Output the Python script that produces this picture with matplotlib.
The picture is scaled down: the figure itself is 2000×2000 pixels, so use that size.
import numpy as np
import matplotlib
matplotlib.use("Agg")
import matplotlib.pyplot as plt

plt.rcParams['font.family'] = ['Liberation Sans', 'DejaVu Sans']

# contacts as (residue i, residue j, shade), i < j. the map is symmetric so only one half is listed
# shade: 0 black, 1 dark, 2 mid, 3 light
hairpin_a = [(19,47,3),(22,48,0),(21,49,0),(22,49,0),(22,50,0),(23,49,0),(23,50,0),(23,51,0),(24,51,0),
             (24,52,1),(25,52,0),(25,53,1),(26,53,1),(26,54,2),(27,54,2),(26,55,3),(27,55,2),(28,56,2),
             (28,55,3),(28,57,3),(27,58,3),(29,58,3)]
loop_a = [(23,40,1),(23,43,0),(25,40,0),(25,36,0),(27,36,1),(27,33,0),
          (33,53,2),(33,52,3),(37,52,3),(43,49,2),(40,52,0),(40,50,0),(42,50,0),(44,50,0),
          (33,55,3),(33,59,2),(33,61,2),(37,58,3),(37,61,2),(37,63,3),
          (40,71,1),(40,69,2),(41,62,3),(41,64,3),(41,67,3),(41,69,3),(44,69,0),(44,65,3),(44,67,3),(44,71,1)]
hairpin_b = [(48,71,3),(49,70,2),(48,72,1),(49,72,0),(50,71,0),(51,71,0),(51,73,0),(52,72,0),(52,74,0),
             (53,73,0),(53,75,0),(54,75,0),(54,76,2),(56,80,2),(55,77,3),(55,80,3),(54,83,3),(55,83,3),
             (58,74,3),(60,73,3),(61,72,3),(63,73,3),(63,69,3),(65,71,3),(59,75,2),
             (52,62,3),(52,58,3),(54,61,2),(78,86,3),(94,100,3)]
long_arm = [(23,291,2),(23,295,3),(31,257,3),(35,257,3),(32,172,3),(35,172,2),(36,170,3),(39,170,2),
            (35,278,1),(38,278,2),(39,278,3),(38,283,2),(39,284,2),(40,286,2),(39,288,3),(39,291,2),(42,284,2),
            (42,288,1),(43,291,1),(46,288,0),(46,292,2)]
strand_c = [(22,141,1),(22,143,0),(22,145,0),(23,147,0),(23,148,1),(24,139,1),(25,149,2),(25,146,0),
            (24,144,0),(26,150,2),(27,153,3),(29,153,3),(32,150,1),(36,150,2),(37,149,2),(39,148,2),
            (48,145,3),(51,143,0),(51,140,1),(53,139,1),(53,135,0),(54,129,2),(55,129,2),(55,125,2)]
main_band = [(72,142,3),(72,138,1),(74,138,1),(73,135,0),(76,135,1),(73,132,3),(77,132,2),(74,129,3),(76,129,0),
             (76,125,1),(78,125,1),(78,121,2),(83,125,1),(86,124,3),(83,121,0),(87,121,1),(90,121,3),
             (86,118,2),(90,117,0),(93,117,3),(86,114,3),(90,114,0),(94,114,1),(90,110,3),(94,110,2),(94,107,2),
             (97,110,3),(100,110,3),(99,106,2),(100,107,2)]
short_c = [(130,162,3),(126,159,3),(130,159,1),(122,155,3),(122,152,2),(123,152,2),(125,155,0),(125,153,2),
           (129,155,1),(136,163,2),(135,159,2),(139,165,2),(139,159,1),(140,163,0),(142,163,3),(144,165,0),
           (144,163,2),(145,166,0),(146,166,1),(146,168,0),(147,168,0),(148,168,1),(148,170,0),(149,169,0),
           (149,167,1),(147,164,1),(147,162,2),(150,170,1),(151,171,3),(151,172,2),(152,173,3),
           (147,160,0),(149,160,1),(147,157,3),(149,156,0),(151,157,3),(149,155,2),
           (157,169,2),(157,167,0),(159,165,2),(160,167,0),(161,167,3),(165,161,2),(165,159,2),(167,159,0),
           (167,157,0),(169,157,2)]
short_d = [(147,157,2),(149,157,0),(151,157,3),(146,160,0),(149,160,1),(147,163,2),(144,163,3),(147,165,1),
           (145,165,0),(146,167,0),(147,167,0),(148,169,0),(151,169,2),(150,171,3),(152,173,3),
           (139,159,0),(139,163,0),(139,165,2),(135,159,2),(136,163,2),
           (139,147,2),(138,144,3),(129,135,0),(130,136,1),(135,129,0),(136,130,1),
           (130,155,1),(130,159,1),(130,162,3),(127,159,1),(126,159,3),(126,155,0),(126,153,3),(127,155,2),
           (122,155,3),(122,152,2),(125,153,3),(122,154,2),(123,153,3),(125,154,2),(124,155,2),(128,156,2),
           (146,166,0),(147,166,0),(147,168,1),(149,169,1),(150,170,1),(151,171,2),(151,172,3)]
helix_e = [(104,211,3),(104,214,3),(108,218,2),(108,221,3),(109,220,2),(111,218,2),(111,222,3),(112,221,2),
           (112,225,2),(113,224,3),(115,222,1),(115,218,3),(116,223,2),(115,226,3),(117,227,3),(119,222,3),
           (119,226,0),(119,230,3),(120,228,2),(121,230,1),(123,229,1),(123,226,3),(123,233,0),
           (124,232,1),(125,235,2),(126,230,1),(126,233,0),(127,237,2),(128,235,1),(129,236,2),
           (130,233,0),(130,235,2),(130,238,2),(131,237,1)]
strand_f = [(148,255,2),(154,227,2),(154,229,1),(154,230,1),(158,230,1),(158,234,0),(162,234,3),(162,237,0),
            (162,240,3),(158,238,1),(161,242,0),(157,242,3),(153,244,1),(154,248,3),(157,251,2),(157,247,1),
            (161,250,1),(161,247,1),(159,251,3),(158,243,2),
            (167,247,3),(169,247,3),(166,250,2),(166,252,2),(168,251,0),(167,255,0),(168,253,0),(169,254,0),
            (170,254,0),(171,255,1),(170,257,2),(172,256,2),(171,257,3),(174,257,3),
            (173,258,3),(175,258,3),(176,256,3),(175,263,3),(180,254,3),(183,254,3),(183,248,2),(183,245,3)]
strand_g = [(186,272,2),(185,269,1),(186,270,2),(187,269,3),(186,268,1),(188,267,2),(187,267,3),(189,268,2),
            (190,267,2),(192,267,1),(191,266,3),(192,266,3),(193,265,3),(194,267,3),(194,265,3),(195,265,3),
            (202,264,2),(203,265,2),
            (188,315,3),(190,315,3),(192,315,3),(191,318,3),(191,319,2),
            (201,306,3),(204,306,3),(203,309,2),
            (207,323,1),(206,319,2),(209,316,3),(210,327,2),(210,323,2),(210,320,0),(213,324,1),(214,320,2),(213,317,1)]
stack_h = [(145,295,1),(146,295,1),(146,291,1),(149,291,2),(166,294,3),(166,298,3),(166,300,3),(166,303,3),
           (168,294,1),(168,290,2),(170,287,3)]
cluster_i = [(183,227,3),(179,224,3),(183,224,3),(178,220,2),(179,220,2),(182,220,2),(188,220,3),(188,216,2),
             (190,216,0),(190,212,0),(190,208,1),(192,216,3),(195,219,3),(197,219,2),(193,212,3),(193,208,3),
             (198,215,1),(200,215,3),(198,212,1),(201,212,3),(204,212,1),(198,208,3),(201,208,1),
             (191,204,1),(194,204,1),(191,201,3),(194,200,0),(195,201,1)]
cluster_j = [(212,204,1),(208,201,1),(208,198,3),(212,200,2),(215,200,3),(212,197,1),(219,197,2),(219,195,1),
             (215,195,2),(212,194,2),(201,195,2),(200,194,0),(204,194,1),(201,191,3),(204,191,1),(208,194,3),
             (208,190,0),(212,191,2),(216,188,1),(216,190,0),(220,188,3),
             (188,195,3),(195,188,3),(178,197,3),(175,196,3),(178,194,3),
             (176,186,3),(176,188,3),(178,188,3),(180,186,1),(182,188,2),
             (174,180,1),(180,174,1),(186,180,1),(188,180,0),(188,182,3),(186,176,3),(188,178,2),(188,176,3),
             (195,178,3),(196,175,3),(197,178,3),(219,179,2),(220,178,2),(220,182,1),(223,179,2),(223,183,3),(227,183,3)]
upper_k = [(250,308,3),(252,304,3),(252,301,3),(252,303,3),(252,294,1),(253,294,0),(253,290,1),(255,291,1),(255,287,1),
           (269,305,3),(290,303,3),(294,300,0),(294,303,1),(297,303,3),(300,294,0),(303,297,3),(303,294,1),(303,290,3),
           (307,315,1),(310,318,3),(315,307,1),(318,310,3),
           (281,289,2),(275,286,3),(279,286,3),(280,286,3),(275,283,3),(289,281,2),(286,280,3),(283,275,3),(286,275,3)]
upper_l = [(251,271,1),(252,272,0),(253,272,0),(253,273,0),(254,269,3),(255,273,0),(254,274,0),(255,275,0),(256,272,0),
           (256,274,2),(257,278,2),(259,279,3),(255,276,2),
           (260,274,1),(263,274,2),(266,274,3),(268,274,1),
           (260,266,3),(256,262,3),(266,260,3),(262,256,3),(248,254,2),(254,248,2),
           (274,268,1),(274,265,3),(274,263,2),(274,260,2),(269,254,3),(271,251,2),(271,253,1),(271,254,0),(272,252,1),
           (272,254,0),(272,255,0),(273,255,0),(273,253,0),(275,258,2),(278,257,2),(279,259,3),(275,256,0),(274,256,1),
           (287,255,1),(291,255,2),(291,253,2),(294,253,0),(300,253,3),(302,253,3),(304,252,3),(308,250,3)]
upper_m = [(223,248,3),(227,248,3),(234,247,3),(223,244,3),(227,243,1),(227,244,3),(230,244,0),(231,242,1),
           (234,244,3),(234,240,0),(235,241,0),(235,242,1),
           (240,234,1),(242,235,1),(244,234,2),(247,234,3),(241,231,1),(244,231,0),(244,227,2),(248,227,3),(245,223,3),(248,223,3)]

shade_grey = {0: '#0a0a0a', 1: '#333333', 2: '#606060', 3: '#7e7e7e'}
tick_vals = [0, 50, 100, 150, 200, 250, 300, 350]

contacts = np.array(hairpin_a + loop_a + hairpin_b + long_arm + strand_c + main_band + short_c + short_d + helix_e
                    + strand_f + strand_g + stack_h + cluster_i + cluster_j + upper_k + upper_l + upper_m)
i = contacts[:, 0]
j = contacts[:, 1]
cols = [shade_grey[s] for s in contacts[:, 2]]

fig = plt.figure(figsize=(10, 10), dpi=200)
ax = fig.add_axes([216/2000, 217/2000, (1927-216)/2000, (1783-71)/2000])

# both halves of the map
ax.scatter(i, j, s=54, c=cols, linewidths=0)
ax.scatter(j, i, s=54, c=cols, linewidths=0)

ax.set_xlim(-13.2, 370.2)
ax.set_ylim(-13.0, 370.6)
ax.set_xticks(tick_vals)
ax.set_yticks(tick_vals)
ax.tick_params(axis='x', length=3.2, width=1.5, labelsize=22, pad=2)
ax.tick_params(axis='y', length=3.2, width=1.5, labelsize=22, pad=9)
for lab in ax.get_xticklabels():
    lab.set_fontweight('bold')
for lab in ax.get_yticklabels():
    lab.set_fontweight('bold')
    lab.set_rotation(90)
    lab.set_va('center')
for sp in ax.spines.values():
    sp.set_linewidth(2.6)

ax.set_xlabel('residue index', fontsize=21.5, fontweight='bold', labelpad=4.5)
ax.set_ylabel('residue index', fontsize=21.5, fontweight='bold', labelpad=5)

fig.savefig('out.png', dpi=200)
====
Exactly reproduce the stretch from the line with "The picture is" through the line with "plt.rcParams['font.family'] = ['Liberation", including both ends and nothing else.

The picture is scaled down: the figure itself is 2000×2000 pixels, so use that size.
import numpy as np
import matplotlib
matplotlib.use("Agg")
import matplotlib.pyplot as plt

plt.rcParams['font.family'] = ['Liberation Sans', 'DejaVu Sans']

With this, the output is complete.